Embedding Physical Reasoning into Diffusion-based Shadow Generation

TL;DR. We propose a physics-grounded diffusion-based shadow generation pipeline that leverages monocular 3D geometry to recover a dominant light direction, then derives a coarse shadow estimate via geometric ray-based reasoning to anchor shadow placement. To account for ambiguous illumination, we predict confidence scores for both the lighting and shadow cues and use them to modulate their influence during generation, producing photorealistic shadows with improved localization and geometric consistency.

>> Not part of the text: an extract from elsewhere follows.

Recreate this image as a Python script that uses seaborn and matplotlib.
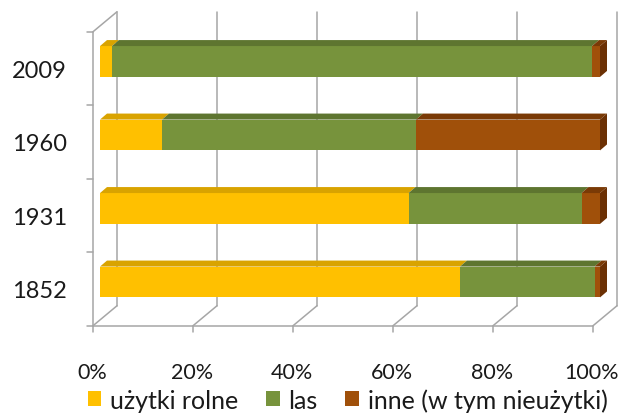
import matplotlib
matplotlib.use('Agg')
import matplotlib.pyplot as plt
import seaborn as sns
import numpy as np
from matplotlib.patches import Patch

# Data (percent of area), top to bottom
years = ['2009', '1960', '1931', '1852']
rolne = [2.4, 12.4, 61.7, 72.0]
las = [96.0, 50.8, 34.6, 26.9]
inne = [1.6, 36.8, 3.7, 1.1]
series_names = ['użytki rolne', 'las', 'inne (w tym nieużytki)']
ticks = [0, 20, 40, 60, 80, 100]

front_cols = ['#FFC000', '#77933C', '#A0500A']
top_cols = ['#D9A300', '#5E7530', '#7A3A06']
side_col = '#6B3004'
grid_col = '#A6A6A6'
text_col = '#1A1A1A'

sns.set_theme(style='white')
plt.rcParams['font.family'] = ['Lato', 'DejaVu Sans']

fig = plt.figure(figsize=(6.23, 4.14), dpi=100)
ax = fig.add_axes([0, 0, 1, 1])

# pixel geometry: 5 px per %, 73.5 px per category
PX = 5.0
PY = 73.5
BAR_H = 0.42
bdx, bdy = 7 / PX, -6 / PY          # bar depth
fdx, fdy = -7 / PX, 7 / PY          # front plane offset from bar front
wdx, wdy = 24 / PX, -20 / PY        # wall depth

# stacked front faces
cum1 = np.array(rolne)
cum2 = cum1 + np.array(las)
cum3 = cum2 + np.array(inne)
for cum, col in zip([cum3, cum2, cum1], front_cols[::-1]):
    sns.barplot(x=cum, y=years, orient='h', color=col, width=BAR_H,
                saturation=1, linewidth=0, ax=ax, zorder=3)

# top faces + right end face
starts = [np.zeros(4), cum1, cum2]
ends = [cum1, cum2, cum3]
for k in range(3):
    for i in range(len(years)):
        s, e = starts[k][i], ends[k][i]
        yt = i - BAR_H / 2
        ax.fill([s, e, e + bdx, s + bdx], [yt, yt, yt + bdy, yt + bdy],
                color=top_cols[k], lw=0, zorder=3)
for i in range(len(years)):
    e = cum3[i]
    yt, yb = i - BAR_H / 2, i + BAR_H / 2
    ax.fill([e, e + bdx, e + bdx, e], [yt, yt + bdy, yb + bdy, yb],
            color=side_col, lw=0, zorder=3)

# 3D frame
y_top = -0.5 + fdy
y_bot = len(years) - 0.5 + fdy
x0 = fdx
lw = 1.1
for v in ticks:
    ax.plot([v + x0 + wdx] * 2, [y_top + wdy, y_bot + wdy], color=grid_col, lw=lw, zorder=1)
    ax.plot([v + x0, v + x0 + wdx], [y_bot, y_bot + wdy], color=grid_col, lw=lw, zorder=1)
    ax.plot([v + x0] * 2, [y_bot, y_bot + 6 / PY], color=grid_col, lw=lw, zorder=1)
ax.plot([x0, 100 + x0], [y_bot, y_bot], color=grid_col, lw=lw, zorder=1)
ax.plot([x0, x0], [y_top, y_bot], color=grid_col, lw=lw, zorder=1)
ax.plot([x0, x0 + wdx], [y_top, y_top + wdy], color=grid_col, lw=lw, zorder=1)
for k in range(len(years) + 1):
    yy = y_top + k
    ax.plot([x0 - 6 / PX, x0], [yy, yy], color=grid_col, lw=lw, zorder=1)

# labels
for i, yr in enumerate(years):
    ax.text(-6.6, i + 0.12, yr, ha='right', va='center', fontsize=17, color=text_col)
for v in ticks:
    ax.text(v + x0 - 0.2, 4.22, f'{v}%', ha='center', va='center', fontsize=15.5, color=text_col)

handles = [Patch(facecolor=c, edgecolor='none') for c in front_cols]
ax.legend(handles, series_names, loc='center', bbox_to_anchor=(0.558, 0.032),
          ncol=3, frameon=False, fontsize=18, handlelength=0.55, handleheight=0.55,
          handletextpad=0.35, columnspacing=1.1, labelcolor=text_col,
          borderpad=0, borderaxespad=0)

ax.set_xlim(-100 / PX, (623 - 100) / PX)
ax.set_ylim((414 - 62.5) / PY, -62.5 / PY)
ax.set_axis_off()

fig.savefig('out.png', dpi=100)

Generating realistic shadows for inserted objects requires reasoning about scene geometry and illumination. However, most existing methods operate purely in image space, leaving the physical relationship between objects, lighting, and shadows to be learned implicitly, often resulting in misaligned or implausible shadows. We instead ground shadow generation in the physics of shadow formation. Given a composite image and an object mask, we recover approximate scene geometry and estimate a dominant light direction to derive a physics-grounded shadow estimate via geometric reasoning. While coarse, this estimate provides a spatial anchor for shadow placement. Because illumination cannot always be uniquely inferred from a single image, we predict confidence scores for both lighting and shadow cues and use them to regulate their influence during generation. These cues — shadow mask, light direction, and their confidences — condition a diffusion-based generator that refines the estimate into a realistic shadow. Experiments on DESOBAV2 show that our method improves both shadow realism and localization, achieving 23% lower shadow-region RMSE and 30% lower shadow-region BER over prior state-of-the-art.